* Begin Source material *
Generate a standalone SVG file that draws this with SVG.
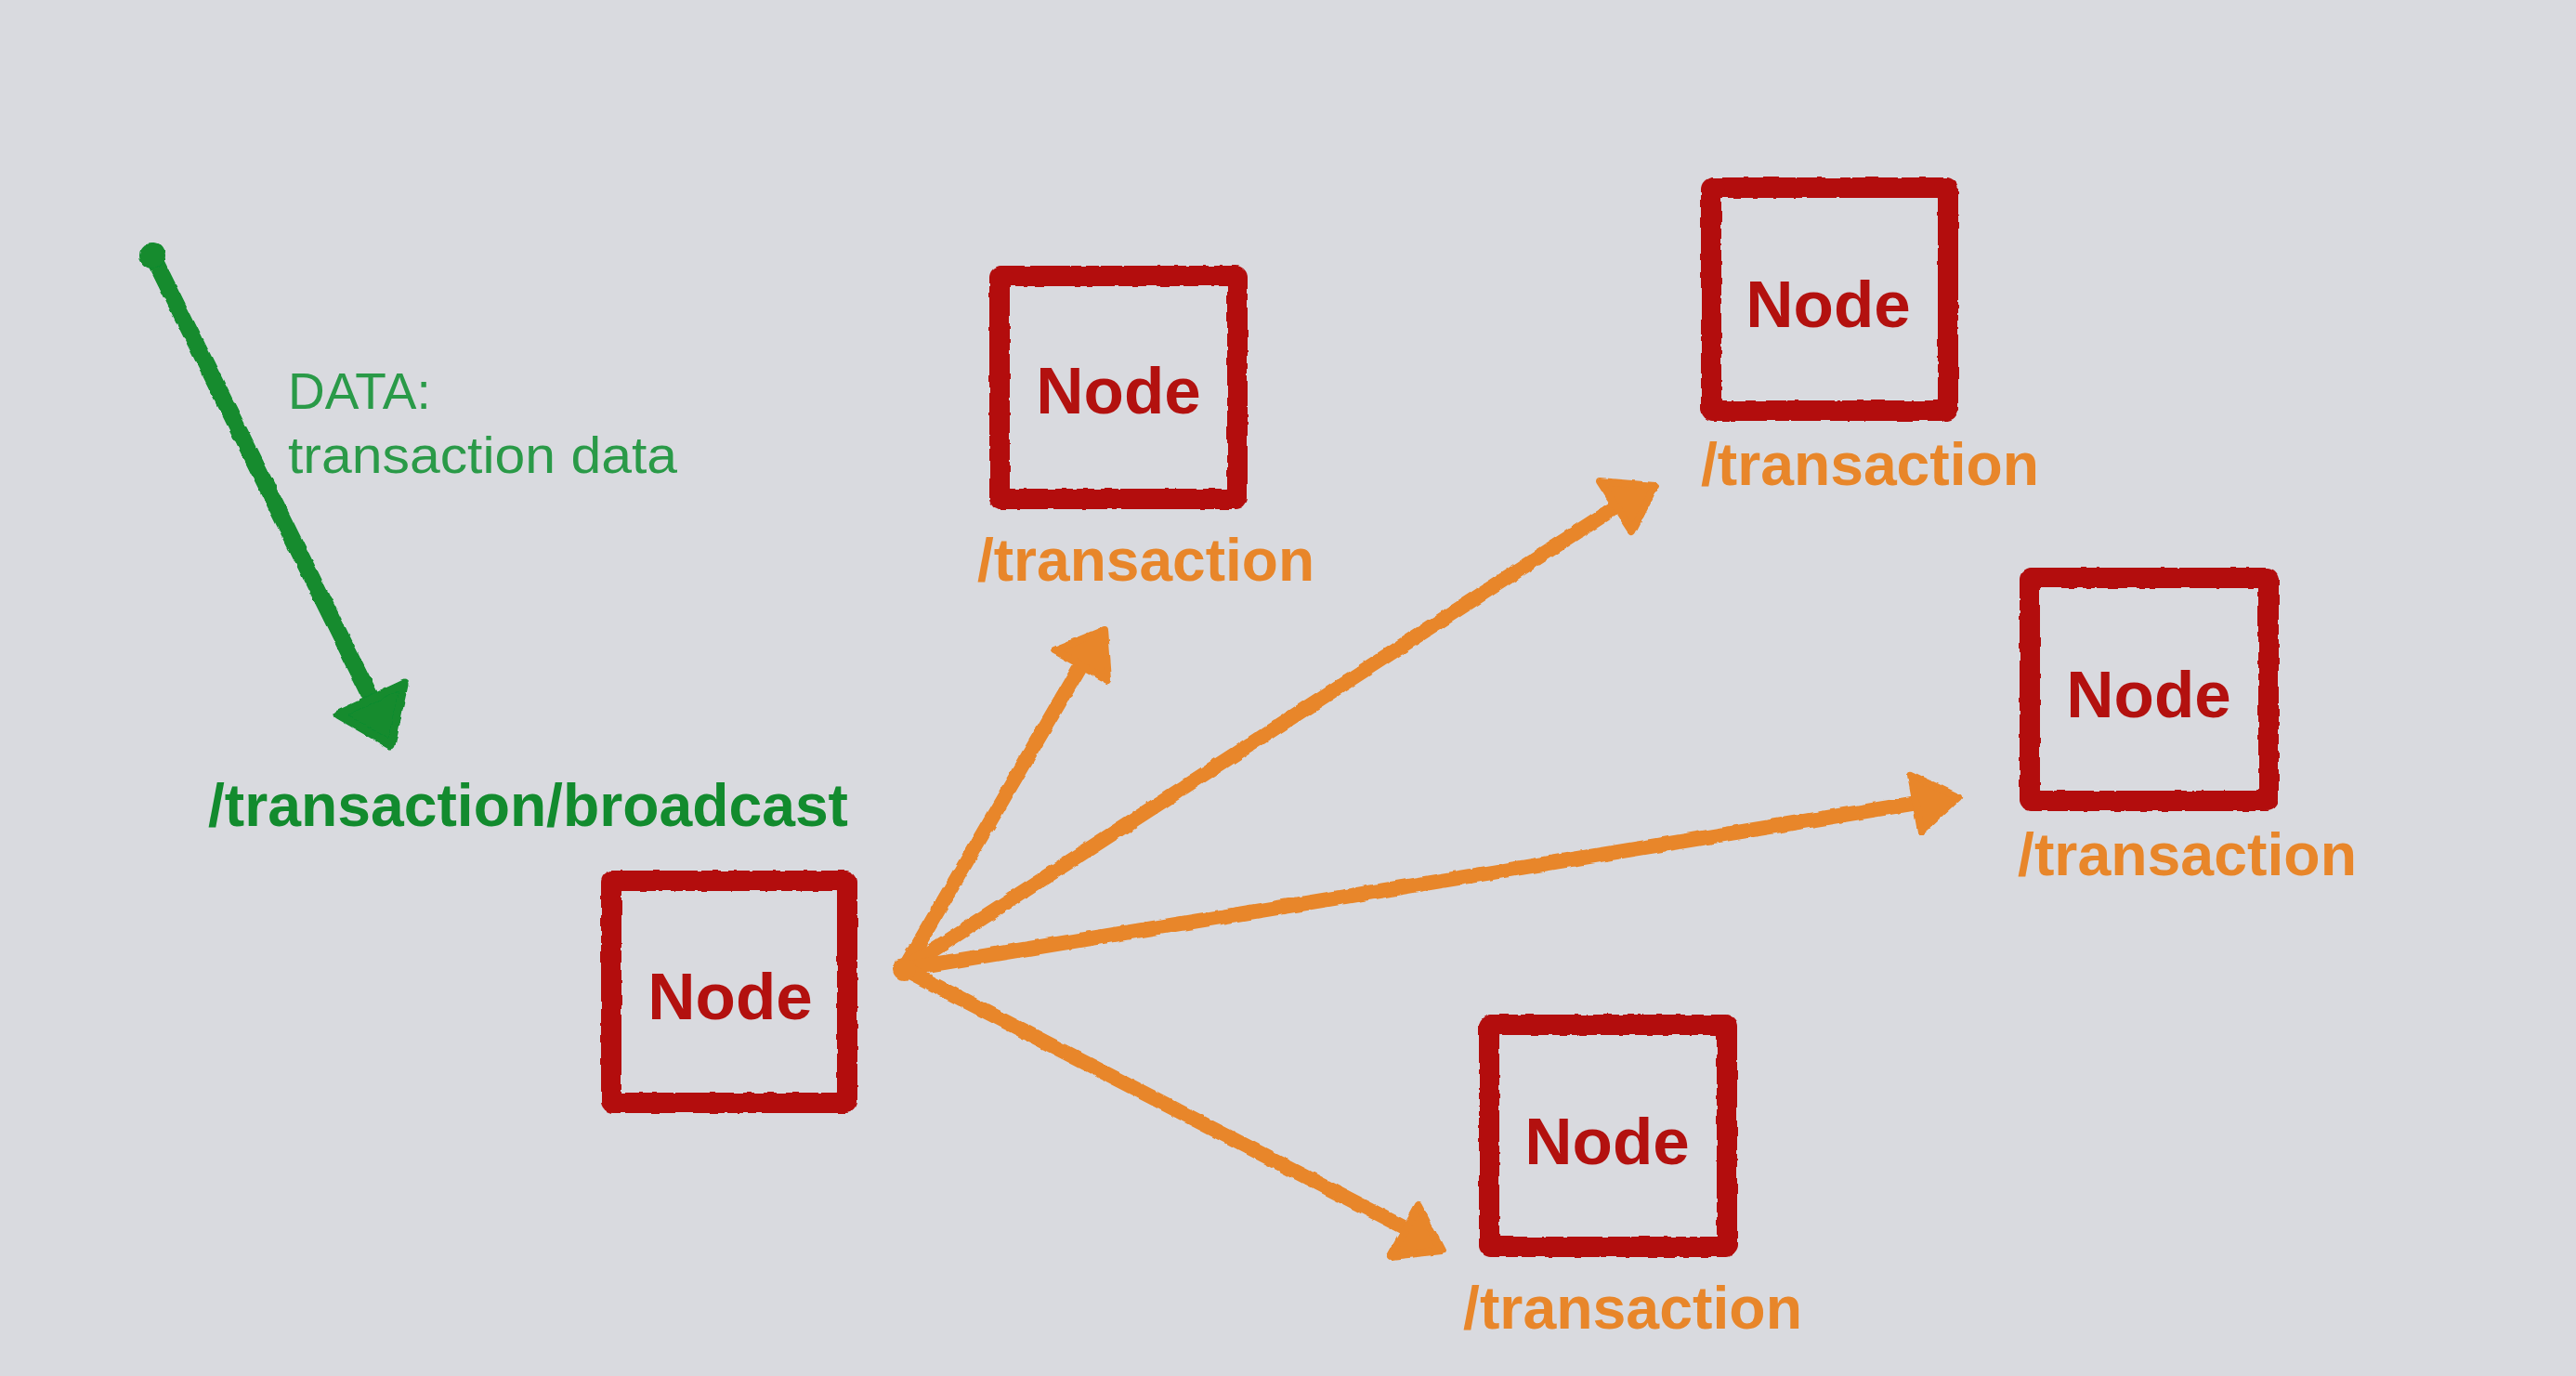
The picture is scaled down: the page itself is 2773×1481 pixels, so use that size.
<svg xmlns="http://www.w3.org/2000/svg" width="2773" height="1481" viewBox="0 0 2773 1481">
<defs>
<filter id="rough" x="-10%" y="-10%" width="120%" height="120%">
<feTurbulence type="fractalNoise" baseFrequency="0.08" numOctaves="2" seed="3" result="n"/>
<feDisplacementMap in="SourceGraphic" in2="n" scale="4" xChannelSelector="R" yChannelSelector="G"/>
</filter>
</defs>
<style>
.box{fill:none;stroke:#b3110f;stroke-width:22;stroke-linejoin:round}
.corner{fill:#b3110f}
.nodeText{font-family:"Liberation Sans",Arial,sans-serif;font-weight:bold;font-size:71px;fill:#b3110f;text-anchor:middle}
.ep{font-family:"Liberation Sans",Arial,sans-serif;font-weight:bold;font-size:64px;fill:#e8862a}
.oline{fill:none;stroke:#e8862a;stroke-width:16;stroke-linecap:round}
.ohead{fill:#e8862a;stroke:#e8862a;stroke-width:8;stroke-linejoin:round}
.gline{fill:none;stroke:#128b2e;stroke-width:18;stroke-linecap:round}
.ghead{fill:#128b2e;stroke:#128b2e;stroke-width:9;stroke-linejoin:round}
.gbold{font-family:"Liberation Sans",Arial,sans-serif;font-weight:bold;font-size:64px;fill:#128b2e}
.glight{font-family:"Liberation Sans",Arial,sans-serif;font-weight:normal;font-size:55px;fill:#2a9a48}
</style>
<rect x="0" y="0" width="2773" height="1481" fill="#d9dadf"/>

<g id="connectors" filter="url(#rough)">
<path class="gline" d="M164,275 L398,748"/>
<polygon class="ghead" points="421,802 364,769 435,736"/>
<circle cx="164" cy="275" r="14" fill="#128b2e"/>
<path class="oline" d="M973,1043 L1166,712"/>
<polygon class="ohead" points="1189,678 1135,700 1193,732"/>
<path class="oline" d="M973,1043 L1742,544"/>
<polygon class="ohead" points="1782,523 1722,518 1757,572"/>
<path class="oline" d="M973,1043 L2064,864"/>
<polygon class="ohead" points="2108,858 2057,834 2068,895"/>
<path class="oline" d="M973,1043 L1513,1322"/>
<polygon class="ohead" points="1552,1346 1527,1298 1497,1352"/>
<circle cx="973" cy="1043" r="12" fill="#e8862a"/>
</g>

<g id="source-label">
<text class="glight" x="310" y="440">DATA:</text>
<text class="glight" x="310" y="509" textLength="419" lengthAdjust="spacingAndGlyphs">transaction data</text>
<text class="gbold" x="224" y="889" textLength="689" lengthAdjust="spacingAndGlyphs">/transaction/broadcast</text>
</g>

<g id="node-source">
<g filter="url(#rough)">
<rect class="box" x="658" y="948" width="254" height="239" rx="4"/>
<circle class="corner" cx="660" cy="950" r="13"/><circle class="corner" cx="910" cy="950" r="13"/>
<circle class="corner" cx="660" cy="1185" r="13"/><circle class="corner" cx="910" cy="1185" r="13"/>
</g>
<text class="nodeText" x="786" y="1097">Node</text>
</g>

<g id="node-1">
<g filter="url(#rough)">
<rect class="box" x="1076" y="297" width="256" height="240" rx="4"/>
<circle class="corner" cx="1078" cy="299" r="13"/><circle class="corner" cx="1330" cy="299" r="13"/>
<circle class="corner" cx="1078" cy="535" r="13"/><circle class="corner" cx="1330" cy="535" r="13"/>
</g>
<text class="nodeText" x="1204" y="445">Node</text>
<text class="ep" x="1052" y="625" textLength="363" lengthAdjust="spacingAndGlyphs">/transaction</text>
</g>

<g id="node-2">
<g filter="url(#rough)">
<rect class="box" x="1842" y="202" width="255" height="240" rx="4"/>
<circle class="corner" cx="1844" cy="204" r="13"/><circle class="corner" cx="2095" cy="204" r="13"/>
<circle class="corner" cx="1844" cy="440" r="13"/><circle class="corner" cx="2095" cy="440" r="13"/>
</g>
<text class="nodeText" x="1968" y="352">Node</text>
<text class="ep" x="1831" y="522" textLength="364" lengthAdjust="spacingAndGlyphs">/transaction</text>
</g>

<g id="node-3">
<g filter="url(#rough)">
<rect class="box" x="2185" y="622" width="257" height="240" rx="4"/>
<circle class="corner" cx="2187" cy="624" r="13"/><circle class="corner" cx="2440" cy="624" r="13"/>
<circle class="corner" cx="2187" cy="860" r="13"/><circle class="corner" cx="2440" cy="860" r="13"/>
</g>
<text class="nodeText" x="2313" y="772">Node</text>
<text class="ep" x="2172" y="942" textLength="365" lengthAdjust="spacingAndGlyphs">/transaction</text>
</g>

<g id="node-4">
<g filter="url(#rough)">
<rect class="box" x="1603" y="1103" width="256" height="239" rx="4"/>
<circle class="corner" cx="1605" cy="1105" r="13"/><circle class="corner" cx="1857" cy="1105" r="13"/>
<circle class="corner" cx="1605" cy="1340" r="13"/><circle class="corner" cx="1857" cy="1340" r="13"/>
</g>
<text class="nodeText" x="1730" y="1253">Node</text>
<text class="ep" x="1575" y="1430" textLength="365" lengthAdjust="spacingAndGlyphs">/transaction</text>
</g>
</svg>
* End Source material *
Copy out each line exactly, without the pictures.

Generate a standalone SVG file that draws this with SVG.
The picture is scaled down: the page itself is 2773×1481 pixels, so use that size.
<svg xmlns="http://www.w3.org/2000/svg" width="2773" height="1481" viewBox="0 0 2773 1481">
<defs>
<filter id="rough" x="-10%" y="-10%" width="120%" height="120%">
<feTurbulence type="fractalNoise" baseFrequency="0.08" numOctaves="2" seed="3" result="n"/>
<feDisplacementMap in="SourceGraphic" in2="n" scale="4" xChannelSelector="R" yChannelSelector="G"/>
</filter>
</defs>
<style>
.box{fill:none;stroke:#b3110f;stroke-width:22;stroke-linejoin:round}
.corner{fill:#b3110f}
.nodeText{font-family:"Liberation Sans",Arial,sans-serif;font-weight:bold;font-size:71px;fill:#b3110f;text-anchor:middle}
.ep{font-family:"Liberation Sans",Arial,sans-serif;font-weight:bold;font-size:64px;fill:#e8862a}
.oline{fill:none;stroke:#e8862a;stroke-width:16;stroke-linecap:round}
.ohead{fill:#e8862a;stroke:#e8862a;stroke-width:8;stroke-linejoin:round}
.gline{fill:none;stroke:#128b2e;stroke-width:18;stroke-linecap:round}
.ghead{fill:#128b2e;stroke:#128b2e;stroke-width:9;stroke-linejoin:round}
.gbold{font-family:"Liberation Sans",Arial,sans-serif;font-weight:bold;font-size:64px;fill:#128b2e}
.glight{font-family:"Liberation Sans",Arial,sans-serif;font-weight:normal;font-size:55px;fill:#2a9a48}
</style>
<rect x="0" y="0" width="2773" height="1481" fill="#d9dadf"/>

<g id="connectors" filter="url(#rough)">
<path class="gline" d="M164,275 L398,748"/>
<polygon class="ghead" points="421,802 364,769 435,736"/>
<circle cx="164" cy="275" r="14" fill="#128b2e"/>
<path class="oline" d="M973,1043 L1166,712"/>
<polygon class="ohead" points="1189,678 1135,700 1193,732"/>
<path class="oline" d="M973,1043 L1742,544"/>
<polygon class="ohead" points="1782,523 1722,518 1757,572"/>
<path class="oline" d="M973,1043 L2064,864"/>
<polygon class="ohead" points="2108,858 2057,834 2068,895"/>
<path class="oline" d="M973,1043 L1513,1322"/>
<polygon class="ohead" points="1552,1346 1527,1298 1497,1352"/>
<circle cx="973" cy="1043" r="12" fill="#e8862a"/>
</g>

<g id="source-label">
<text class="glight" x="310" y="440">DATA:</text>
<text class="glight" x="310" y="509" textLength="419" lengthAdjust="spacingAndGlyphs">transaction data</text>
<text class="gbold" x="224" y="889" textLength="689" lengthAdjust="spacingAndGlyphs">/transaction/broadcast</text>
</g>

<g id="node-source">
<g filter="url(#rough)">
<rect class="box" x="658" y="948" width="254" height="239" rx="4"/>
<circle class="corner" cx="660" cy="950" r="13"/><circle class="corner" cx="910" cy="950" r="13"/>
<circle class="corner" cx="660" cy="1185" r="13"/><circle class="corner" cx="910" cy="1185" r="13"/>
</g>
<text class="nodeText" x="786" y="1097">Node</text>
</g>

<g id="node-1">
<g filter="url(#rough)">
<rect class="box" x="1076" y="297" width="256" height="240" rx="4"/>
<circle class="corner" cx="1078" cy="299" r="13"/><circle class="corner" cx="1330" cy="299" r="13"/>
<circle class="corner" cx="1078" cy="535" r="13"/><circle class="corner" cx="1330" cy="535" r="13"/>
</g>
<text class="nodeText" x="1204" y="445">Node</text>
<text class="ep" x="1052" y="625" textLength="363" lengthAdjust="spacingAndGlyphs">/transaction</text>
</g>

<g id="node-2">
<g filter="url(#rough)">
<rect class="box" x="1842" y="202" width="255" height="240" rx="4"/>
<circle class="corner" cx="1844" cy="204" r="13"/><circle class="corner" cx="2095" cy="204" r="13"/>
<circle class="corner" cx="1844" cy="440" r="13"/><circle class="corner" cx="2095" cy="440" r="13"/>
</g>
<text class="nodeText" x="1968" y="352">Node</text>
<text class="ep" x="1831" y="522" textLength="364" lengthAdjust="spacingAndGlyphs">/transaction</text>
</g>

<g id="node-3">
<g filter="url(#rough)">
<rect class="box" x="2185" y="622" width="257" height="240" rx="4"/>
<circle class="corner" cx="2187" cy="624" r="13"/><circle class="corner" cx="2440" cy="624" r="13"/>
<circle class="corner" cx="2187" cy="860" r="13"/><circle class="corner" cx="2440" cy="860" r="13"/>
</g>
<text class="nodeText" x="2313" y="772">Node</text>
<text class="ep" x="2172" y="942" textLength="365" lengthAdjust="spacingAndGlyphs">/transaction</text>
</g>

<g id="node-4">
<g filter="url(#rough)">
<rect class="box" x="1603" y="1103" width="256" height="239" rx="4"/>
<circle class="corner" cx="1605" cy="1105" r="13"/><circle class="corner" cx="1857" cy="1105" r="13"/>
<circle class="corner" cx="1605" cy="1340" r="13"/><circle class="corner" cx="1857" cy="1340" r="13"/>
</g>
<text class="nodeText" x="1730" y="1253">Node</text>
<text class="ep" x="1575" y="1430" textLength="365" lengthAdjust="spacingAndGlyphs">/transaction</text>
</g>
</svg>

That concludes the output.